— START Extracted records —
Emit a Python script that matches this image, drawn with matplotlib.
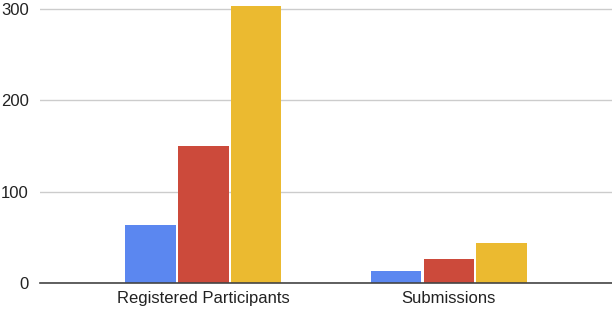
import matplotlib
matplotlib.use("Agg")
import matplotlib.pyplot as plt
import numpy as np

categories = ["Registered Participants", "Submissions"]
series_a = [63, 13]
series_b = [150, 26]
series_c = [303, 44]
yticks = [0, 100, 200, 300]

colors = ["#5b87f0", "#cc4a3b", "#ebba30"]

fig = plt.figure(figsize=(6.12, 3.10), dpi=100)
ax = fig.add_axes([40/612, 27/310, 572/612, 283/310])
plt.rcParams['font.family'] = ['Liberation Sans', 'DejaVu Sans']

x = np.arange(len(categories))
w = 0.205
stride = 0.216
for i, (vals, c) in enumerate(zip([series_a, series_b, series_c], colors)):
    ax.bar(x + (i - 1) * stride, vals, width=w, color=c, zorder=3, clip_on=False)

ax.set_xlim(-0.666, 1.666)
ax.set_ylim(0, 310)
ax.set_yticks(yticks)
ax.set_yticklabels([str(t) for t in yticks], fontsize=12, color="#222222", family=['Liberation Sans'])
ax.set_xticks(x)
ax.set_xticklabels(categories, fontsize=12, color="#222222", family=['Liberation Sans'])
ax.tick_params(axis='both', length=0)
ax.tick_params(axis='y', pad=8)
ax.tick_params(axis='x', pad=6)
ax.grid(axis='y', color="#cccccc", linewidth=1, zorder=0)
for s in ["top", "right", "left"]:
    ax.spines[s].set_visible(False)
ax.spines["bottom"].set_color("#444444")
ax.spines["bottom"].set_linewidth(1.2)
ax.spines["bottom"].set_zorder(4)

fig.savefig("out.png", dpi=100)
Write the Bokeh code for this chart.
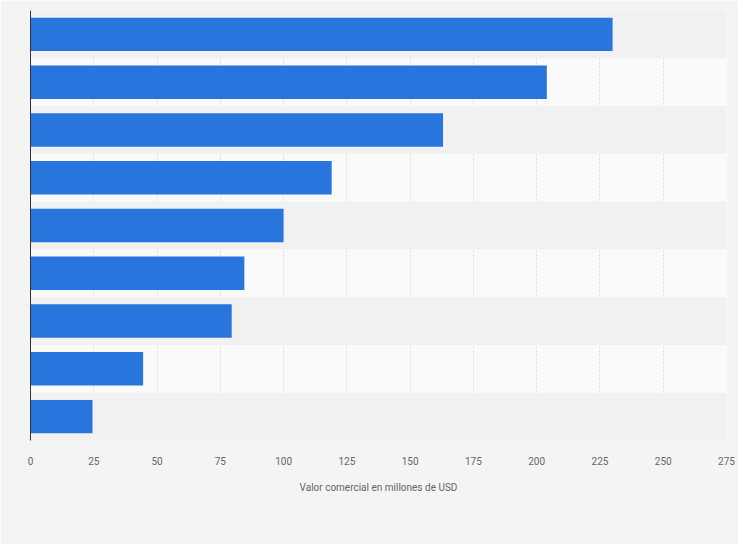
from bokeh.plotting import figure
from bokeh.embed import file_html
from bokeh.resources import INLINE
from bokeh.models import ColumnDataSource, FixedTicker, BoxAnnotation, Range1d

cats = ["1", "2", "3", "4", "5", "6", "7", "8", "9"]
values = [230, 204, 163, 119, 100, 84.5, 79.5, 44.5, 24.5]
x_ticks = [0, 25, 50, 75, 100, 125, 150, 175, 200, 225, 250, 275]

n = len(cats)
ypos = [n - i for i in range(n)]
src = ColumnDataSource(data=dict(y=ypos, v=values))

p = figure(width=738, height=544, output_backend="svg", toolbar_location=None,
           x_range=Range1d(0, 275), y_range=Range1d(0.5, n + 0.5),
           min_border_left=30, min_border_right=12, min_border_top=10,
           min_border_bottom=104)
p.background_fill_color = "#fafafa"
p.border_fill_color = "#f4f4f4"
p.outline_line_color = None

for i, y in enumerate(ypos):
    if i % 2 == 0:
        p.add_layout(BoxAnnotation(bottom=y - 0.5, top=y + 0.5,
                                   fill_color="#f1f1f1", fill_alpha=1,
                                   line_color=None, level="underlay"))

p.hbar(y="y", right="v", left=0, height=0.7, source=src,
       fill_color="#2876dd", line_color=None)

p.xaxis.ticker = FixedTicker(ticks=x_ticks)
p.xaxis.axis_line_color = None
p.xaxis.major_tick_line_color = None
p.xaxis.minor_tick_line_color = None
p.xaxis.major_label_text_color = "#666666"
p.xaxis.major_label_text_font = "Roboto"
p.xaxis.major_label_text_font_size = "7.5pt"
p.xaxis.major_label_standoff = 10
p.xaxis.axis_label = "Valor comercial en millones de USD"
p.xaxis.axis_label_text_font = "Roboto"
p.xaxis.axis_label_text_font_style = "normal"
p.xaxis.axis_label_text_font_size = "7.5pt"
p.xaxis.axis_label_text_color = "#666666"
p.xaxis.axis_label_standoff = 14

p.yaxis.ticker = FixedTicker(ticks=[])
p.yaxis.major_tick_line_color = None
p.yaxis.minor_tick_line_color = None
p.yaxis.axis_line_color = "#333333"
p.yaxis.major_label_standoff = 0
p.ygrid.grid_line_color = None
p.xgrid.ticker = FixedTicker(ticks=x_ticks)
p.xgrid.grid_line_color = "#dddddd"
p.xgrid.grid_line_dash = "2 2"

open("out.html", "w").write(file_html(p, INLINE))
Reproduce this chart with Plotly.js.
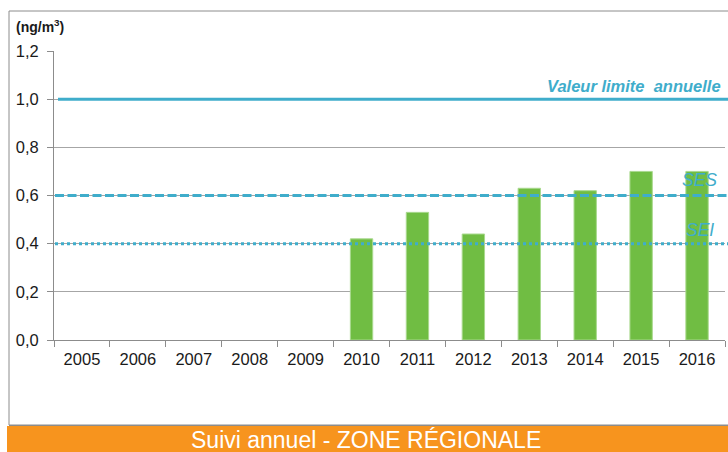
<!DOCTYPE html>
<html>
<head>
<meta charset="utf-8">
<script src="https://cdn.plot.ly/plotly-3.0.1.min.js"></script>
<style>html,body{margin:0;padding:0;background:#fff;}#chart{width:728px;height:452px;}</style>
</head>
<body>
<div id="chart"></div>
<script>
const years = ['2005','2006','2007','2008','2009','2010','2011','2012','2013','2014','2015','2016'];
const values = [null, null, null, null, null, 0.42, 0.53, 0.44, 0.63, 0.62, 0.70, 0.70];
const limitValue = 1.0;
const sesValue = 0.6;
const seiValue = 0.4;
const yTicks = [0, 0.2, 0.4, 0.6, 0.8, 1.0, 1.2];

const blue = '#3FADCB';
const W = 728, H = 452, L = 54, R = 3, T = 51, B = 112;
const pw = W - L - R, ph = H - T - B;
const px = x => (x - L) / pw;
const py = y => (H - B - y) / ph;

const trace = {
  type: 'bar', x: years, y: values, width: 0.4,
  marker: {color: '#70BD43', line: {color: '#A9D98E', width: 1}},
  hoverinfo: 'x+y'
};

const bandPath = 'M ' + px(7) + ' ' + py(426) + ' L ' + px(740) + ' ' + py(426) + ' L ' + px(740) + ' ' + py(460) +
  ' L ' + px(7) + ' ' + py(460) + ' Z';

const layout = {
  width: W, height: H,
  margin: {l: L, r: R, t: T, b: B, pad: 0},
  paper_bgcolor: '#fff', plot_bgcolor: '#fff',
  separators: ', ',
  showlegend: false,
  font: {family: 'Liberation Sans, Arial, sans-serif', size: 16, color: '#1a1a1a'},
  xaxis: {
    type: 'category', tickson: 'boundaries', ticks: 'outside', ticklen: 6, tickcolor: '#8c8c8c',
    showline: true, linecolor: '#8c8c8c', linewidth: 1, showgrid: false,
    tickfont: {size: 16.5, color: '#1a1a1a'}, ticklabelstandoff: 4, fixedrange: true
  },
  yaxis: {
    range: [0, 1.2], tickvals: yTicks, tickformat: '.1f', ticks: 'outside', ticklen: 6, tickcolor: '#8c8c8c',
    showline: true, linecolor: '#8c8c8c', linewidth: 1, gridcolor: '#a6a6a6', gridwidth: 1,
    zeroline: false, tickfont: {size: 16.5, color: '#1a1a1a'}, ticklabelstandoff: 5, fixedrange: true
  },
  shapes: [
    {type: 'rect', xref: 'paper', yref: 'paper', x0: px(9), x1: px(740), y0: py(425), y1: py(11),
      line: {color: '#8c8c8c', width: 1}, fillcolor: 'rgba(0,0,0,0)', layer: 'below'},
    {type: 'path', xref: 'paper', yref: 'paper', path: bandPath,
      fillcolor: '#F7941E', line: {width: 0}, layer: 'above'},
    {type: 'line', xref: 'paper', yref: 'paper', x0: px(9), x1: px(740), y0: py(425.5), y1: py(425.5),
      line: {color: '#8c8c8c', width: 1}},
    {type: 'line', xref: 'paper', yref: 'y', x0: px(58), x1: px(730), y0: limitValue, y1: limitValue,
      line: {color: blue, width: 3}},
    {type: 'line', xref: 'paper', yref: 'y', x0: px(55), x1: px(730), y0: sesValue, y1: sesValue,
      line: {color: blue, width: 3, dash: '9px,3.5px'}},
    {type: 'line', xref: 'paper', yref: 'y', x0: px(55), x1: px(730), y0: seiValue, y1: seiValue,
      line: {color: blue, width: 3, dash: '3px,3px'}}
  ],
  annotations: [
    {xref: 'paper', yref: 'paper', x: px(14), y: py(26), xanchor: 'left', yanchor: 'middle', showarrow: false,
      text: '<b>(ng/m<sup>3</sup>)</b>', font: {size: 14, color: '#1a1a1a'}},
    {xref: 'paper', yref: 'y', x: px(723), y: limitValue, yshift: 13, xanchor: 'right', yanchor: 'middle', showarrow: false,
      text: '<b><i>Valeur limite  annuelle</i></b>', font: {size: 16.5, color: blue}},
    {xref: 'paper', yref: 'y', x: px(719), y: sesValue, yshift: 16, xanchor: 'right', yanchor: 'middle', showarrow: false,
      text: '<i>SES</i>', font: {size: 17.5, color: blue}},
    {xref: 'paper', yref: 'y', x: px(716), y: seiValue, yshift: 14, xanchor: 'right', yanchor: 'middle', showarrow: false,
      text: '<i>SEI</i>', font: {size: 17.5, color: blue}},
    {xref: 'paper', yref: 'paper', x: px(366), y: py(439.5), xanchor: 'center', yanchor: 'middle', showarrow: false,
      text: 'Suivi annuel - ZONE RÉGIONALE', font: {size: 23, color: '#ffffff'}}
  ]
};

Plotly.newPlot('chart', [trace], layout, {displayModeBar: false, staticPlot: true});
</script>
</body>
</html>
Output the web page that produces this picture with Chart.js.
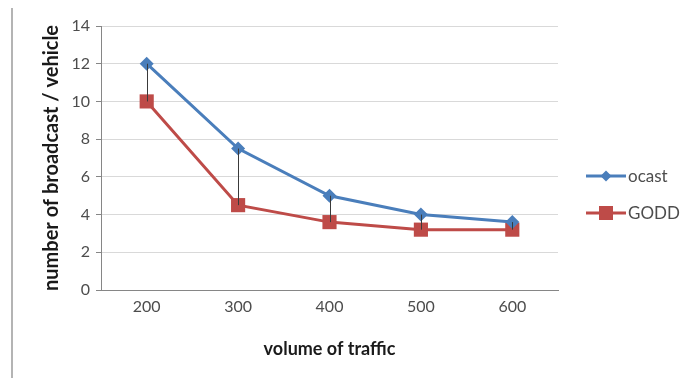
<!DOCTYPE html>
<html>
<head>
<meta charset="utf-8">
<script src="https://cdn.jsdelivr.net/npm/chart.js@4/dist/chart.umd.min.js"></script>
<style>
  html, body { margin: 0; padding: 0; background: #fff; }
  #wrap { position: relative; width: 680px; height: 378px; }
  #rule { position: absolute; left: 11px; top: 8px; width: 2px; height: 370px; background: #b4b4b4; }
  canvas { position: absolute; left: 0; top: 0; }
</style>
</head>
<body>
<div id="wrap">
  <div id="rule"></div>
  <canvas id="c" width="680" height="378"></canvas>
</div>
<script>
// Traffic volume categories and broadcast counts per vehicle
const categories = ['200', '300', '400', '500', '600'];
const ocast = [12, 7.5, 5, 4, 3.6];
const godd = [10, 4.5, 3.6, 3.2, 3.2];
const seriesNames = ['ocast', 'GODD'];
const yTicks = { min: 0, max: 14, step: 2 };

const BLUE = '#4a7ebb';
const RED = '#be4b48';
const FONT = 'Lato, "Open Sans", sans-serif';
const TEXT = '#4d4d4d';

// Thin vertical lines joining the two series at each category
const highLowLines = {
  id: 'highLowLines',
  afterDatasetsDraw(chart) {
    const a = chart.getDatasetMeta(0).data;
    const b = chart.getDatasetMeta(1).data;
    const ctx = chart.ctx;
    ctx.save();
    ctx.strokeStyle = '#3a3a3a';
    ctx.lineWidth = 1;
    for (let i = 0; i < a.length; i++) {
      const x = Math.round(a[i].x) + 0.5;
      ctx.beginPath();
      ctx.moveTo(x, a[i].y);
      ctx.lineTo(x, b[i].y);
      ctx.stroke();
    }
    ctx.restore();
  }
};

// Legend with line-and-marker samples, to the right of the plot
const sideLegend = {
  id: 'sideLegend',
  afterDraw(chart) {
    const ctx = chart.ctx;
    const area = chart.chartArea;
    const x0 = area.right + 28;
    const lineLen = 40;
    const gap = 37;
    const yStart = chart.height / 2 - 13;
    ctx.save();
    chart.data.datasets.forEach((ds, i) => {
      const y = yStart + i * gap;
      ctx.strokeStyle = ds.borderColor;
      ctx.lineWidth = 3;
      ctx.beginPath();
      ctx.moveTo(x0, y);
      ctx.lineTo(x0 + lineLen, y);
      ctx.stroke();
      ctx.fillStyle = ds.backgroundColor;
      const cx = x0 + lineLen / 2;
      if (ds.pointStyle === 'rectRot') {
        const r = 5.5;
        ctx.beginPath();
        ctx.moveTo(cx, y - r);
        ctx.lineTo(cx + r, y);
        ctx.lineTo(cx, y + r);
        ctx.lineTo(cx - r, y);
        ctx.closePath();
        ctx.fill();
      } else {
        ctx.fillRect(cx - 7, y - 7, 14, 14);
      }
      ctx.fillStyle = TEXT;
      ctx.font = '17px ' + FONT;
      ctx.textBaseline = 'middle';
      ctx.textAlign = 'left';
      ctx.fillText(ds.label, x0 + lineLen + 2, y + 1);
    });
    ctx.restore();
  }
};

new Chart(document.getElementById('c'), {
  type: 'line',
  data: {
    labels: categories,
    datasets: [
      {
        label: seriesNames[0],
        data: ocast,
        borderColor: BLUE,
        backgroundColor: BLUE,
        borderWidth: 3,
        pointStyle: 'rectRot',
        pointRadius: 7,
        pointBorderWidth: 0,
        tension: 0
      },
      {
        label: seriesNames[1],
        data: godd,
        borderColor: RED,
        backgroundColor: RED,
        borderWidth: 3,
        pointStyle: 'rect',
        pointRadius: 10,
        pointBorderWidth: 0,
        tension: 0
      }
    ]
  },
  options: {
    responsive: false,
    animation: false,
    devicePixelRatio: 1,
    layout: { padding: { left: 30, right: 122, top: 26, bottom: 18 } },
    plugins: {
      legend: { display: false },
      tooltip: { enabled: false }
    },
    scales: {
      x: {
        offset: true,
        grid: { display: false, drawTicks: false },
        border: { display: true, color: '#868686', width: 1 },
        ticks: { color: TEXT, font: { family: FONT, size: 16 }, padding: 7 },
        title: {
          display: true,
          text: 'volume of traffic',
          color: '#1a1a1a',
          font: { family: FONT, size: 18, weight: 'bold' },
          padding: { top: 10, bottom: 0 }
        },
        afterFit(scale) { scale.height = 70; }
      },
      y: {
        min: yTicks.min,
        max: yTicks.max,
        ticks: {
          stepSize: yTicks.step,
          color: TEXT,
          font: { family: FONT, size: 16 },
          padding: 6
        },
        grid: { color: '#d9d9d9', lineWidth: 1, tickLength: 5, tickColor: '#868686' },
        border: { display: true, color: '#868686', width: 1 },
        title: {
          display: true,
          text: 'number of broadcast / vehicle',
          color: '#1a1a1a',
          font: { family: FONT, size: 20, weight: 'bold' },
          padding: { top: 10, bottom: 4 }
        },
        afterFit(scale) { scale.width = 71; }
      }
    }
  },
  plugins: [highLowLines, sideLegend]
});
</script>
</body>
</html>
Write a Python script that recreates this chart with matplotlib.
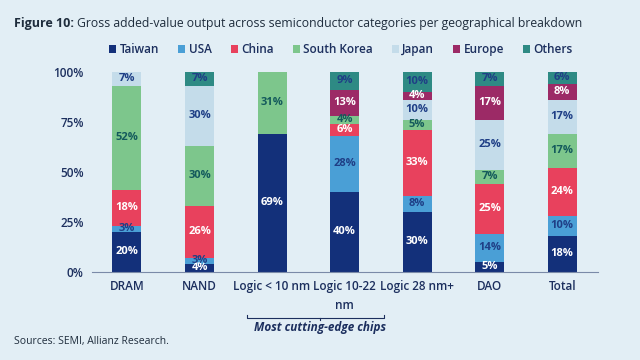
— END Extracted records —
• Challenge:
Collect the lines of the records that include the string "this".

• The completed task:
Emit a Python script that matches this image, drawn with matplotlib.
Write the Bokeh code for this chart.
Reproduce this chart with Plotly.js.
Output the web page that produces this picture with Chart.js.
Write a Python script that recreates this chart with matplotlib.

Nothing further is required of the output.